La riflessione in questione non sta tanto nella morte che, per quanto le circostanze possano determinarne una maggiore o minore tragicità, resta tale.
La riflessione sta piuttosto in quelle che sono le conseguenze dell’evento nelle vite di chi resta. Più nello specifico, sta in quanto avere gli strumenti giusti per affrontare la morte possa fare la differenza. Per Agnes questi strumenti non sempre sono disponibili. L’amicizia di chi vuole starle accanto e aiutarla nell’elaborazione fa i conti con l’assenza di una famiglia alla quale aggrapparsi per riuscire ad affrontare il dolore insieme a chi lo condivide. Il teatro, strumento in grado di tirare fuori le emozioni più profonde, si scontra con la paura di mostrarle agli altri.
Agnes si ritrova dunque in una sorta di limbo che si trasforma sempre di più in un buco nero. Un buco nero nel quale a ogni scelta sbagliata fa seguito una scelta ancora più sbagliata. Un buco nero che solo la trasparenza della piena consapevolezza può cominciare a squarciare.
Il fatto è che nessuno sa quale sia il modo migliore per affrontare la perdita.
Anzi, la triste verità è che forse un modo univoco nemmeno esiste. Esistono i tentativi più o meno riusciti, quelli che ci fanno guardare altrove e quelli che ci fanno capire che forse siamo sulla strada giusta. Esistono le ricadute nel dolore quando pensiamo di esserne ormai fuori, ed esiste la paura di affrontare di petto ciò che la vita riserva a chi resta. Ma per fortuna esiste anche il momento in cui ci rendiamo conto che questa scelta sta dando i suoi frutti. Anche le scelte sbagliate esistono, quelle che senza nemmeno rendercene conto pian piano ci consumano, e che dopo ci rendono ancora più difficile la risalita.
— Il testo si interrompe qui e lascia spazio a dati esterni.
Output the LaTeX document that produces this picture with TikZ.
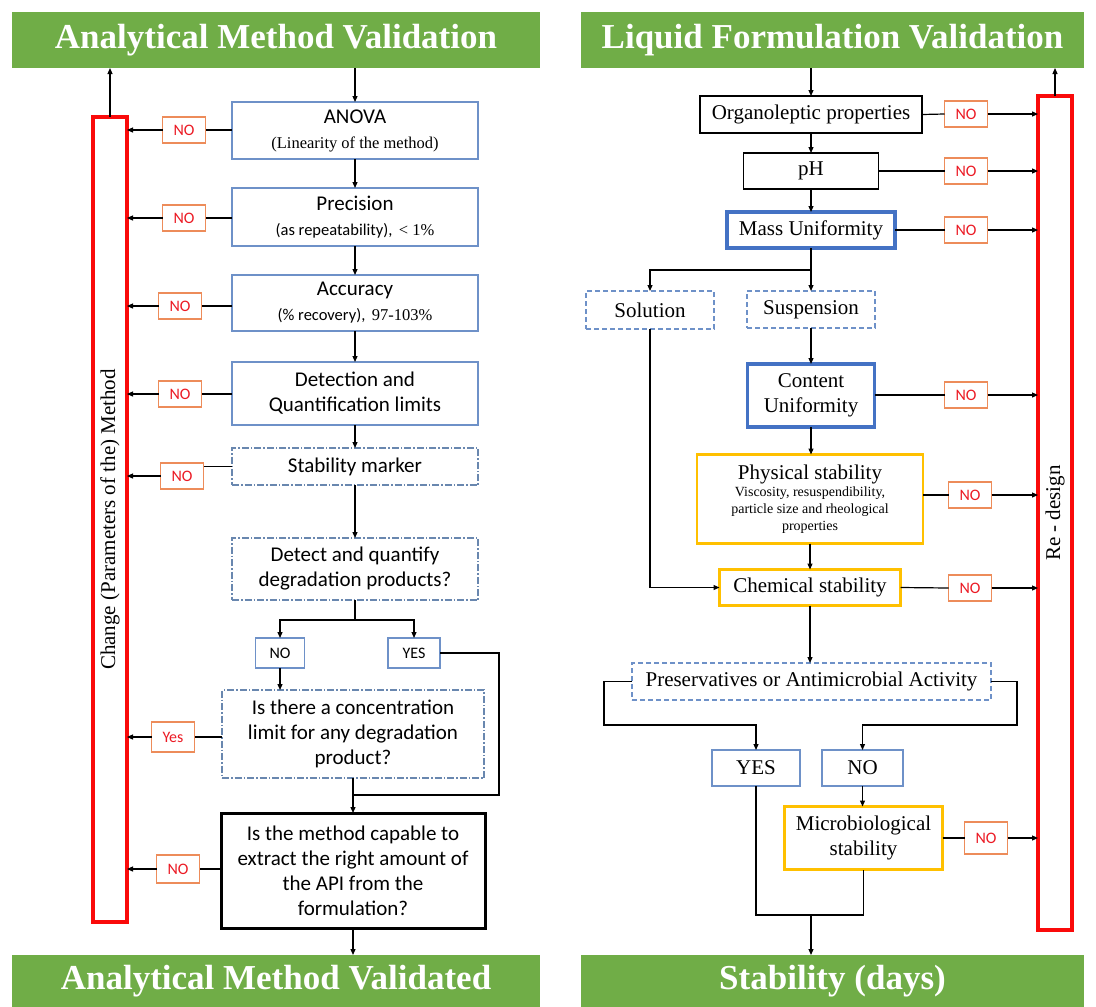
\documentclass[tikz,border=0pt]{standalone}
\usepackage{fontspec}
\setmainfont{Liberation Serif}
\newfontfamily\calib{Carlito}
\usetikzlibrary{positioning,arrows.meta}
\definecolor{mygreen}{RGB}{112,173,71}
\definecolor{myblue}{RGB}{68,114,196}
\definecolor{mybluei}{RGB}{110,145,200}
\definecolor{mygrayb}{RGB}{105,135,175}
\definecolor{myorange}{RGB}{237,140,90}
\definecolor{myyellow}{RGB}{255,192,0}
\definecolor{myred}{RGB}{250,10,10}
\definecolor{mynored}{RGB}{235,25,35}

\begin{document}
\begin{tikzpicture}[x=1pt,y=-1pt,outer sep=0pt,
		hdrb/.style={
		  fill=mygreen,
		  text=white,
		  inner sep=0pt,
		  minimum height=56pt,
		  font={\bfseries\fontsize{35}{40}\selectfont}},
		boxb/.style={
		  draw,
		  line width=1.2pt,
		  align=center,
		  inner sep=2pt},
		leftb/.style={boxb,draw=mybluei,minimum width=246pt,
		  font={\calib\fontsize{21}{25}\selectfont}},
		dotb/.style={leftb,draw=mygrayb,
		  dash pattern=on 7pt off 2pt on 1.5pt off 2pt},
		rightb/.style={boxb,font={\fontsize{21}{25}\selectfont}},
		dashb/.style={rightb,draw=mybluei,dash pattern=on 5pt off 3pt},
		thickb/.style={rightb,draw=myblue,line width=3.5pt},
		yelb/.style={rightb,draw=myyellow,line width=2.5pt},
		nob/.style={
		  draw=myorange,
		  line width=1.2pt,
		  text=mynored,
		  minimum width=43pt,
		  minimum height=26pt,
		  inner sep=1pt,
		  font={\calib\fontsize{16}{19}\selectfont}},
		redb/.style={draw=myred,line width=4pt,minimum width=34pt},
		arr/.style={-{Triangle[length=6pt,width=5pt]}},
		every path/.style={line width=1.2pt},
		]
		\useasboundingbox (0,0) rectangle (1096,1007);
		% left: analytical method
		\node[hdrb,minimum width=528pt] (AMV) at (276,40) {Analytical Method Validation};
		\node[hdrb,minimum width=528pt,minimum height=52pt] (AMd) at (276,981) {Analytical Method Validated};
		\node[redb,minimum height=805pt,
		  label={[rotate=90,font={\fontsize{21}{25}\selectfont}]center:Change (Parameters of the) Method}] (ChL) at (110,519.5) {};
		\node[leftb,minimum height=57pt] (ANO) at (355,130.5) {ANOVA\\{\rmfamily\fontsize{16.5}{19}\selectfont (Linearity of the method)}};
		\node[leftb,minimum height=58pt] (Pre) at (355,217) {Precision\\{\fontsize{16.5}{19}\selectfont (as repeatability), \,{\rmfamily < 1\%}}};
		\node[leftb,minimum height=56pt] (Acc) at (355,303) {Accuracy\\{\fontsize{16.5}{19}\selectfont (\% recovery), \,{\rmfamily 97-103\%}}};
		\node[leftb,minimum height=63pt] (Det) at (355,393.5) {Detection and\\Quantification limits};
		\node[dotb,minimum height=37pt] (Stm) at (355,466.5) {Stability marker};
		\node[dotb,minimum height=62pt] (Dqd) at (355,569) {Detect and quantify\\degradation products?};
		\node[leftb,minimum width=49pt,minimum height=30pt,font={\calib\fontsize{16}{19}\selectfont}] (NoL) at (280,653) {NO};
		\node[leftb,minimum width=52pt,minimum height=30pt,font={\calib\fontsize{16}{19}\selectfont}] (YeL) at (414,653) {YES};
		\node[dotb,minimum width=262pt,minimum height=88pt] (Con) at (353,734) {Is there a concentration\\limit for any degradation\\product?};
		\node[leftb,draw=black,line width=3pt,minimum width=264pt,minimum height=115pt] (Cap) at (353,870.5) {Is the method capable to\\extract the right amount of\\the API from the\\formulation?};
		\node[nob] (N1) at (184,130) {NO};
		\node[nob] (N2) at (184,218) {NO};
		\node[nob] (N3) at (180,306) {NO};
		\node[nob] (N4) at (180,394) {NO};
		\node[nob] (N5) at (182,476) {NO};
		\node[nob,minimum height=30pt] (YsL) at (173,737) {Yes};
		\node[nob,minimum height=28pt] (N6) at (178,869) {NO};
		\coordinate (B1) at (355,620);
		\coordinate (B2) at (499,795);
		\draw[arr] (AMV.south -| ANO.north) -- (ANO.north);
		\draw[arr] (ANO.south) -- (Pre.north);
		\draw[arr] (Pre.south) -- (Acc.north);
		\draw[arr] (Acc.south) -- (Det.north);
		\draw[arr] (Det.south) -- (Stm.north);
		\draw[arr] (Stm.south) -- (Dqd.north);
		\draw (Dqd.south) -- (B1);
		\draw[arr] (B1) -| (NoL.north);
		\draw[arr] (B1) -| (YeL.north);
		\draw[arr] (NoL.south) -- (NoL.south |- Con.north);
		\draw[arr] (Con.south) -- (Cap.north);
		\draw (YeL.east) -| (B2) -- (B2 -| Cap.north);
		\draw[arr] (Cap.south) -- (Cap.south |- AMd.north);
		\draw[arr] (ChL.north) -- (ChL.north |- AMV.south);
		\draw (ANO.west |- N1) -- (N1.east);
		\draw[arr] (N1.west) -- (N1.west -| ChL.east);
		\draw (Pre.west |- N2) -- (N2.east);
		\draw[arr] (N2.west) -- (N2.west -| ChL.east);
		\draw (Acc.west |- N3) -- (N3.east);
		\draw[arr] (N3.west) -- (N3.west -| ChL.east);
		\draw (Det.west |- N4) -- (N4.east);
		\draw[arr] (N4.west) -- (N4.west -| ChL.east);
		\draw (Stm.west) -- (Stm.west -| N5.east);
		\draw[arr] (N5.west) -- (N5.west -| ChL.east);
		\draw (Con.west |- YsL) -- (YsL.east);
		\draw[arr] (YsL.west) -- (YsL.west -| ChL.east);
		\draw (Cap.west |- N6) -- (N6.east);
		\draw[arr] (N6.west) -- (N6.west -| ChL.east);
		% right: liquid formulation
		\node[hdrb,minimum width=503pt] (LFV) at (832.5,40) {Liquid Formulation Validation};
		\node[hdrb,minimum width=503pt,minimum height=52pt] (Stb) at (832.5,981) {Stability (days)};
		\node[redb,minimum height=834pt,
		  label={[rotate=90,font={\fontsize{21}{25}\selectfont}]center:Re - design}] (RdR) at (1055,513) {};
		\node[rightb,minimum width=222pt,minimum height=37pt] (Org) at (811,114.5) {Organoleptic properties};
		\node[rightb,minimum width=135pt,minimum height=36pt] (pHv) at (811,171) {pH};
		\node[thickb,minimum width=168pt,minimum height=36pt] (Mas) at (811,230) {Mass Uniformity};
		\node[dashb,minimum width=128pt,minimum height=38pt] (Sol) at (650,310) {Solution};
		\node[dashb,minimum width=128pt,minimum height=37pt] (Sus) at (811,309.5) {Suspension};
		\node[thickb,minimum width=127pt,minimum height=63pt] (Cnt) at (811,395.5) {Content\\Uniformity};
		\node[yelb,minimum width=226pt,minimum height=89pt,font={\fontsize{14}{17}\selectfont}] (Phy) at (810,499) {{\fontsize{21}{25}\selectfont Physical stability}\\Viscosity, resuspendibility,\\particle size and rheological\\properties};
		\node[yelb,minimum width=181pt,minimum height=36pt] (Chm) at (810,587.5) {Chemical stability};
		\node[dashb,minimum width=359pt,minimum height=37pt] (Prs) at (811.5,681.5) {Preservatives or Antimicrobial Activity};
		\node[rightb,draw=mybluei,minimum width=88pt,minimum height=36pt] (YeR) at (756,768) {YES};
		\node[rightb,draw=mybluei,minimum width=81pt,minimum height=36pt] (NoR) at (862.5,768) {NO};
		\node[yelb,minimum width=158pt,minimum height=63pt] (Mic) at (863.5,838) {Microbiological\\stability};
		\node[nob] (N7) at (966,114) {NO};
		\node[nob] (N8) at (966,171) {NO};
		\node[nob] (N9) at (966,230) {NO};
		\node[nob] (N10) at (966,395) {NO};
		\node[nob] (N11) at (970,495) {NO};
		\node[nob] (N12) at (970,588) {NO};
		\node[nob,minimum height=32pt] (N13) at (986,838) {NO};
		\coordinate (B3) at (811,270);
		\coordinate (B4) at (604,725);
		\coordinate (B5) at (1017,725);
		\coordinate (B6) at (811,915);
		\draw[arr] (LFV.south -| Org.north) -- (Org.north);
		\draw[arr] (Org.south) -- (pHv.north);
		\draw[arr] (pHv.south) -- (Mas.north);
		\draw (Mas.south) -- (B3);
		\draw[arr] (B3) -| (Sol.north);
		\draw[arr] (B3) -- (Sus.north);
		\draw[arr] (Sus.south) -- (Cnt.north);
		\draw[arr] (Cnt.south) -- (Cnt.south |- Phy.north);
		\draw[arr] (Phy.south) -- (Phy.south |- Chm.north);
		\draw[arr] (Sol.south) |- (Chm.west);
		\draw[arr] (Chm.south) -- (Chm.south |- Prs.north);
		\draw[arr] (Prs.west) -| (B4) -| (YeR.north);
		\draw[arr] (Prs.east) -| (B5) -| (NoR.north);
		\draw[arr] (NoR.south) -- (NoR.south |- Mic.north);
		\draw (YeR.south) |- (B6 -| Mic.south) -- (Mic.south);
		\draw[arr] (B6) -- (B6 |- Stb.north);
		\draw[arr] (RdR.north) -- (RdR.north |- LFV.south);
		\draw (Org.east) -- (N7.west);
		\draw[arr] (N7.east) -- (N7.east -| RdR.west);
		\draw (pHv.east) -- (N8.west);
		\draw[arr] (N8.east) -- (N8.east -| RdR.west);
		\draw (Mas.east) -- (N9.west);
		\draw[arr] (N9.east) -- (N9.east -| RdR.west);
		\draw (Cnt.east |- N10) -- (N10.west);
		\draw[arr] (N10.east) -- (N10.east -| RdR.west);
		\draw (Phy.east |- N11) -- (N11.west);
		\draw[arr] (N11.east) -- (N11.east -| RdR.west);
		\draw (Chm.east) -- (N12.west);
		\draw[arr] (N12.east) -- (N12.east -| RdR.west);
		\draw (Mic.east) -- (N13.west);
		\draw[arr] (N13.east) -- (N13.east -| RdR.west);
		\end{tikzpicture}
\end{document}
Ma risalire si può, ricominciando a guardare la sofferenza in faccia, senza il timore di viverla profondamente finché non comincia a fare meno male. Per quanto difficile, farlo a volte è l’unico modo per tornare a essere noi stessi. Certo, cambiati dall’esperienza che abbiamo vissuto, ma non nella nostra essenza. Ancora noi, ma rinati.